┌─ Input

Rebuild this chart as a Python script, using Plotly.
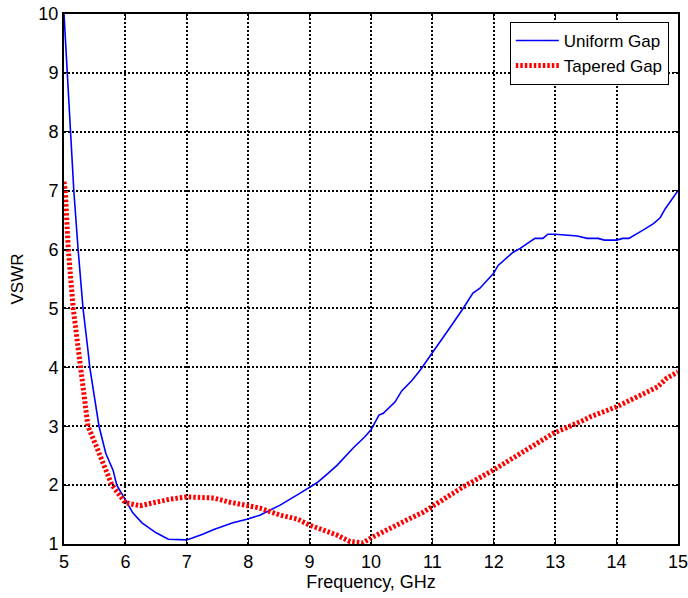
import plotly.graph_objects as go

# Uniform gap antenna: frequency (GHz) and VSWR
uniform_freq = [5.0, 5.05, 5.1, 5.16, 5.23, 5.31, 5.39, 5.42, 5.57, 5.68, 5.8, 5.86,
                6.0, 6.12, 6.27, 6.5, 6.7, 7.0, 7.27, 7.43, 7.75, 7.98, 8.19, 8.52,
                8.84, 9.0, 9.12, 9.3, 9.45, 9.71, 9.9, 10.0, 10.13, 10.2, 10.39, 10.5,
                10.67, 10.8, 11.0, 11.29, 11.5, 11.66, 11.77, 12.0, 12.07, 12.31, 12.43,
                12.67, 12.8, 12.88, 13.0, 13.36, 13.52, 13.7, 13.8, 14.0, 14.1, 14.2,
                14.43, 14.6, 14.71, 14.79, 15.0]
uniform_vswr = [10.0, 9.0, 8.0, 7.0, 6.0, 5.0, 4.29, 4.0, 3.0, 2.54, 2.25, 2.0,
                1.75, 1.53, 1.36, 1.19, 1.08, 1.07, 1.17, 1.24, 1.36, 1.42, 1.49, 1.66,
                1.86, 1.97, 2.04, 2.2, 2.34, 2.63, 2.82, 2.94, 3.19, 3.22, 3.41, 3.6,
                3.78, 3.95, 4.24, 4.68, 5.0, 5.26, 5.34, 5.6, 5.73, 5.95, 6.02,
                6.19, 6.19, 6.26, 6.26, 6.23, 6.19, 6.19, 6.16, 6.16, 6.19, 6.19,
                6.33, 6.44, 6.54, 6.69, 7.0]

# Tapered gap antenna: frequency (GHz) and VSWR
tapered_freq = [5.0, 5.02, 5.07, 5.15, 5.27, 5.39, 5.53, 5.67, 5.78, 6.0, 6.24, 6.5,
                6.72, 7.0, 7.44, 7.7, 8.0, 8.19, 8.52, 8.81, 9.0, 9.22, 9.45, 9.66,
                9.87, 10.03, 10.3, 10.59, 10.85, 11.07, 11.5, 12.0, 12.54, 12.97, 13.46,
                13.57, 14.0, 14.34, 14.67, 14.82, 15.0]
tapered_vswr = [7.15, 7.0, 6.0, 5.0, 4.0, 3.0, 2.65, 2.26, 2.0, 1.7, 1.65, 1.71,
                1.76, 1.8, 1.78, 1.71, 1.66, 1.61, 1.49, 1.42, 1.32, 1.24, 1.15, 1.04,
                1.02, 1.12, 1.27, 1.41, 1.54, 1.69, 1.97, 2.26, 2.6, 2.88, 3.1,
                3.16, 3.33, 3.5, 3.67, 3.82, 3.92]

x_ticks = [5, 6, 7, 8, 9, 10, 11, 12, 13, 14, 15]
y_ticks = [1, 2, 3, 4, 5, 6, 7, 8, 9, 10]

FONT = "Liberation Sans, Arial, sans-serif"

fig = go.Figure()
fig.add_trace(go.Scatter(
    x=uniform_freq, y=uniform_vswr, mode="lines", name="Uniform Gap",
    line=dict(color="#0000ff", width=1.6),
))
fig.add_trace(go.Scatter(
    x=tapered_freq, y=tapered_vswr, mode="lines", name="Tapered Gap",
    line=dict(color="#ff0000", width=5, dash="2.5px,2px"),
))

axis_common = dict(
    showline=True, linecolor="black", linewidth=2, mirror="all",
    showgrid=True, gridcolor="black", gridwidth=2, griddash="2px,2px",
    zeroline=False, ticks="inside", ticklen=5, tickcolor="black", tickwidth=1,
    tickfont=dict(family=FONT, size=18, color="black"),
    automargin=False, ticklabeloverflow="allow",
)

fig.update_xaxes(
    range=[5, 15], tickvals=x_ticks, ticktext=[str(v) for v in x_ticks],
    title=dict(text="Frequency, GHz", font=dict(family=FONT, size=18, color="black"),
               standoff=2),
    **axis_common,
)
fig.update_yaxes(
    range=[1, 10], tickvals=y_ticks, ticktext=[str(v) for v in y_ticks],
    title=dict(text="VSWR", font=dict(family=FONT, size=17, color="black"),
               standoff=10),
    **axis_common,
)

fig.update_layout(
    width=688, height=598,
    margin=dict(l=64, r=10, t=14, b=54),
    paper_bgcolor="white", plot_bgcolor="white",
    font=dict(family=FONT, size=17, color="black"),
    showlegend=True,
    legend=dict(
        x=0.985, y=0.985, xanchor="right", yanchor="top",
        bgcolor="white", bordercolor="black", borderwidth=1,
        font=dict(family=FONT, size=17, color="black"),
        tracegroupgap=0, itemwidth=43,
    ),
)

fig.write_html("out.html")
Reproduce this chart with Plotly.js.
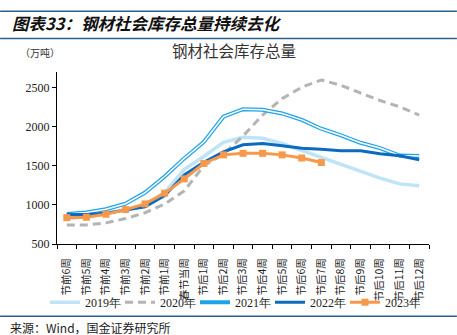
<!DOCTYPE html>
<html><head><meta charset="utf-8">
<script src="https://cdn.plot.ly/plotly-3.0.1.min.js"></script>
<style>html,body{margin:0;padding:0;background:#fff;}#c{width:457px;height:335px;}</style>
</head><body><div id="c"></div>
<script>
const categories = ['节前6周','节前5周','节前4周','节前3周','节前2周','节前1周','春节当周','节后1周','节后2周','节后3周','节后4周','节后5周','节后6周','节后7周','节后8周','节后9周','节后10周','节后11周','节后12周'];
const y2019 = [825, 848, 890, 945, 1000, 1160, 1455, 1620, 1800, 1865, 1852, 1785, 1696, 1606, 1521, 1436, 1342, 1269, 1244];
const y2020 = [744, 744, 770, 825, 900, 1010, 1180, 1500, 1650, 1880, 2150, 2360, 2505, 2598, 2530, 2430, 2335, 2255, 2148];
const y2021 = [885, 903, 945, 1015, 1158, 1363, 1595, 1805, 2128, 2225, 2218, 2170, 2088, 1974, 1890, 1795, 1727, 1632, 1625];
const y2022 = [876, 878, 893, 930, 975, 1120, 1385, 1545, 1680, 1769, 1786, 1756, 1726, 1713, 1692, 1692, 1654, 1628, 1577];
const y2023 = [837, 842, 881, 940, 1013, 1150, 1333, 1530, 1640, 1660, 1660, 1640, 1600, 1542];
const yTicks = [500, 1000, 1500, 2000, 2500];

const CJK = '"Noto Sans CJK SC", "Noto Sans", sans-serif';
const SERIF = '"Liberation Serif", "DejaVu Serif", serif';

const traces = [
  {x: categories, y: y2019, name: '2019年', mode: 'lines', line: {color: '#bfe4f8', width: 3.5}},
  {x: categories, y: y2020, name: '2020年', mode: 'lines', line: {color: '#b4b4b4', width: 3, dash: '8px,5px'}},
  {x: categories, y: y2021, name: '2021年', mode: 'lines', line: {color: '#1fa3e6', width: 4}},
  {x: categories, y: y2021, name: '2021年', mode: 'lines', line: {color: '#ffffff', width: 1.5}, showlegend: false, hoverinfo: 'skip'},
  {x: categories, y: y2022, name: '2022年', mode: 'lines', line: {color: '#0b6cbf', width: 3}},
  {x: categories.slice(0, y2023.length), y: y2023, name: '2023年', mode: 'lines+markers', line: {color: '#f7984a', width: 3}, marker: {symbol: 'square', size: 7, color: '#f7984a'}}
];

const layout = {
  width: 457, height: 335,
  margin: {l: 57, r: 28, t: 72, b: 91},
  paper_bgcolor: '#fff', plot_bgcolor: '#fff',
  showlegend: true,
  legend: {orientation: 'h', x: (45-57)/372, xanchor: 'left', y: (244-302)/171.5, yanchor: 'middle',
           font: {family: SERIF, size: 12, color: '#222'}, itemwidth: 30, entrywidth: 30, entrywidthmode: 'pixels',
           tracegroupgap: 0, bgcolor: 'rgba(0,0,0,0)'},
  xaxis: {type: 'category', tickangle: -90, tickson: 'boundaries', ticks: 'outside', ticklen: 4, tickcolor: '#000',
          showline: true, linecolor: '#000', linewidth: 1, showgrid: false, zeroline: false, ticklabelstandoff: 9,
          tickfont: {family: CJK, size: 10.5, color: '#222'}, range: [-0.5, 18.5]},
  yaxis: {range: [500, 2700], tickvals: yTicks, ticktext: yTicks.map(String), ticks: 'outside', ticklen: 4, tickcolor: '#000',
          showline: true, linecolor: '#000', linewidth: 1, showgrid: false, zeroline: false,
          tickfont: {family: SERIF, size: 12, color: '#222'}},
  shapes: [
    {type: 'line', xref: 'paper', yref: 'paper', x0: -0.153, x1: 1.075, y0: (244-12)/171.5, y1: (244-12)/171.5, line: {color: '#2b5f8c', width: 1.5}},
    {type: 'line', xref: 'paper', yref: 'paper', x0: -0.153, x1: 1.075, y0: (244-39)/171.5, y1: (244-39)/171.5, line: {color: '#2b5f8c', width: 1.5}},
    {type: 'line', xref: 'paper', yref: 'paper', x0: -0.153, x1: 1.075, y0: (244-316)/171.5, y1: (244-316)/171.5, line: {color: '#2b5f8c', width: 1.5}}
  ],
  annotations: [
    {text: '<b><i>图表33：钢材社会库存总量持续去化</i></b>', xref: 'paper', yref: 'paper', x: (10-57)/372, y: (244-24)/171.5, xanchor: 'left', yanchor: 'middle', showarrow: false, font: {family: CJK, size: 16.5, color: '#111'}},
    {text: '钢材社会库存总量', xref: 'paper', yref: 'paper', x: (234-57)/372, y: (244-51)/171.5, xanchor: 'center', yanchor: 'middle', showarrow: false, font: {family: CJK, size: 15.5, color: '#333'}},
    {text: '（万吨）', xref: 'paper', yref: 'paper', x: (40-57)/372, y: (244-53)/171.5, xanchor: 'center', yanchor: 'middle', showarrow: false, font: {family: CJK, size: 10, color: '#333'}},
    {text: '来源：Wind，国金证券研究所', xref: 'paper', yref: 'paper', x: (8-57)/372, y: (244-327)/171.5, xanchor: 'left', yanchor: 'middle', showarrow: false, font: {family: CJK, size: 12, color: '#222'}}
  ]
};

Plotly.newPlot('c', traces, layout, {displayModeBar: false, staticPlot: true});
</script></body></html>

└─

Task to carry out: Check every line of the data, and copy the ones that contain "chart".

Answer to the task:
Rebuild this chart as a Python script, using Plotly.
Reproduce this chart with Plotly.js.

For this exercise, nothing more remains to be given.